For starters, while feminist doctrine impugns masculinity, it has quite paradoxically cast many male norms (and even vices) as a gold standard to be embraced by girls seeking true emancipation. Thus have females been encouraged to be lustful in the name of “sexual liberation”; thus have they been fed “girl power” messages stressing assertiveness; and thus have they been exposed to masculinized female characters on TV who model violent behavior, fighting like — and usually with — men. Being ladylike is viewed today as existence in a patriarchal pillory.

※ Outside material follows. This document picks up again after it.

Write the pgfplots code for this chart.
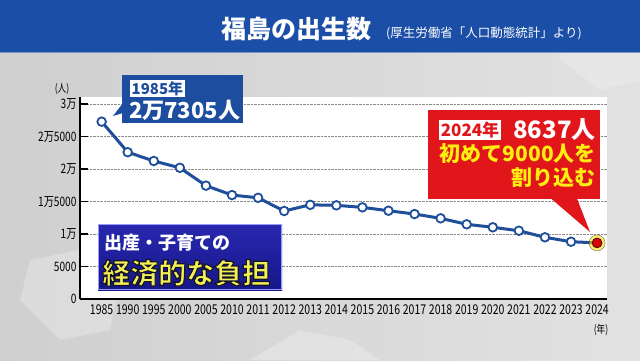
\documentclass[border=0pt]{standalone}
\usepackage{pgfplots}
\pgfplotsset{compat=1.18}
\usepackage{fontspec}
\setmainfont{Noto Sans CJK JP}
\newfontfamily\condfont{Noto Sans CJK JP}[FakeStretch=0.78]
\definecolor{banner}{HTML}{1B4EA6}
\definecolor{lineblue}{HTML}{1F4E9A}
\definecolor{boxblue}{HTML}{1C4D9E}
\definecolor{boxred}{HTML}{E0161B}
\definecolor{navy}{HTML}{16168A}
\definecolor{navytop}{HTML}{2828B0}
\definecolor{yel}{HTML}{FFEE10}
\definecolor{yel2}{HTML}{F2EE55}
\definecolor{bgl}{HTML}{CFCFCF}
\definecolor{bgr}{HTML}{E2E2E2}
\newcommand{\fs}[1]{\fontsize{#1}{#1}\selectfont}
\newcommand{\outlined}[1]{\special{pdf:literal direct 2 Tr 1.2 w 0.08 0.08 0.15 RG}#1\special{pdf:literal direct 0 Tr}}

\begin{document}
\begin{tikzpicture}
\begin{scope}[x=1pt,y=1pt]
\useasboundingbox (0,0) rectangle (640,360);
\shade[left color=bgl, right color=bgr] (0,0) rectangle (640,360);
\fill[white, opacity=0.25] (20,60) -- (60,20) -- (110,30) -- (120,80) -- (80,110) -- (30,100) -- cycle;
\fill[white, opacity=0.2] (560,300) -- (600,270) -- (640,280) -- (640,330) -- (600,345) -- (565,330) -- cycle;
\fill[white, opacity=0.25] (250,0) -- (300,30) -- (350,20) -- (380,0) -- cycle;
\fill[banner] (0,308) rectangle (640,360);
\fill[banner!60!white] (0,307) rectangle (640,308.5);
\node[white, font=\bfseries\fs{25}] at (296,331) {福島の出生数};
\node[white, anchor=west, font=\fs{12.5}, inner sep=0pt] at (386,327) {(厚生労働省「人口動態統計」より)};
\end{scope}

\begin{axis}[
  at={(80pt,61pt)}, anchor=south west, scale only axis,
  width=527pt, height=202pt,
  xmin=-0.83, xmax=19.38, ymin=0, ymax=31100,
  scaled y ticks=false,
  axis background/.style={fill=white},
  axis x line*=bottom, axis y line*=left,
  axis line style={line width=2.5pt, black},
  xtick={0,...,19},
  xticklabels={1985,1990,1995,2000,2005,2010,2011,2012,2013,2014,2015,2016,2017,2018,2019,2020,2021,2022,2023,2024},
  ytick={0,5000,10000,15000,20000,25000,30000},
  yticklabels={0,5000,1万,1万5000,2万,2万5000,3万},
  ymajorgrids,
  grid style={densely dotted, black!45, line width=0.9pt},
  tick align=inside, major tick length=8pt,
  ytick style={line width=1.3pt, black},
  xtick style={draw=none},
  xticklabel style={font=\condfont\fs{13.5}, yshift=-2pt},
  yticklabel style={font=\condfont\fs{13}},
  clip=false,
]
\addplot[lineblue, line width=3pt, mark=*, mark size=4.3pt,
  mark options={fill=white, draw=lineblue, line width=1.8pt}]
  coordinates {
  (0,27305) (1,22600) (2,21250) (3,20200) (4,17450) (5,16000)
  (6,15580) (7,13550) (8,14500) (9,14420) (10,14110) (11,13590)
  (12,13080) (13,12420) (14,11500) (15,11040) (16,10510) (17,9500)
  (18,8820) (19,8637)};
\addplot[only marks, mark=*, mark size=8pt,
  mark options={fill=yellow!80!orange, draw=none, opacity=0.55}]
  coordinates {(19,8637)};
\addplot[only marks, mark=*, mark size=5pt,
  mark options={fill=red!85!black, draw=none}]
  coordinates {(19,8637)};
\end{axis}

\begin{scope}[x=1pt,y=1pt]
\node[font=\condfont\fs{11}] at (62,271) {(人)};
\node[font=\condfont\fs{11}] at (601,30) {(年)};

% 1985 callout
\fill[boxblue] (122,237) rectangle (243,285);
\fill[boxblue] (123,257) -- (123,247) -- (113,244) -- cycle;
\node[fill=white, text=boxblue, font=\bfseries\fs{15}, inner sep=1.5pt, anchor=west] at (130,271.5) {1985年};
\node[white, font=\bfseries\fs{22}, anchor=west, inner sep=0pt] at (129,250) {2万7305人};

% 2024 callout
\fill[boxred] (428,161) rectangle (600,250);
\fill[boxred] (551,161.5) -- (577,161.5) -- (590,128) -- cycle;
\node[fill=white, text=boxred, font=\bfseries\fs{17}, inner sep=1.5pt] at (470,230) {2024年};
\node[white, font=\bfseries\fs{24}, anchor=east, inner sep=0pt] at (596,230) {8637人};
\node[yel, font=\bfseries\fs{21}, anchor=east, inner sep=0pt] at (596,206) {初めて9000人を};
\node[yel, font=\bfseries\fs{21}, anchor=east, inner sep=0pt] at (596,182) {割り込む};

% burden box
\shade[top color=navytop, bottom color=navy] (98,70) rectangle (282,136);
\draw[blue!40!white, line width=0.6pt] (98.5,70.5) rectangle (281.5,135.5);
\node[white, font=\bfseries\fs{18}, anchor=west, inner sep=0pt] at (104,117) {出産・子育ての};
\node[yel2, font=\bfseries\fs{28}, anchor=west, inner sep=0pt] at (102,87) {\outlined{経済的な負担}};
\end{scope}
\end{tikzpicture}
\end{document}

Then there’s the Bonnie and Clyde factor. Dr. Ann Hagell, who co-authored a major study on anti-social behavior, points out that while youth of yesteryear socialized mainly in single-sex groups, girls today “come into contact with boys who provide the temptation” to violence, wrote the BBC. As psychologist and author Elie Godsi put it, “There’s a lot more of a ‘ladette’ culture where young women are aping and mimicking the traditional behaviour young men engage in.” (This lends support to the thesis that girls are imbibing the feminist conception of male behavior as gold standard.) Related to this is that some girls admit to engaging in violence for the same reason boys often do: to impress others — in the girls’ case, older boys.

The bottom line is that one major difference between male and female violence is that the former is simply more visible — and showcased. This reflects how characteristic male sin is more obvious than characteristic female sin, with, respectively, lust and vanity being good examples.

This is a good thing to bear in mind in this anti-male #MeToo age. To use a twist on a Frédéric Bastiat line, a bad social analyst notes only what can be seen; a good social analyst notes both the seen and the unseen.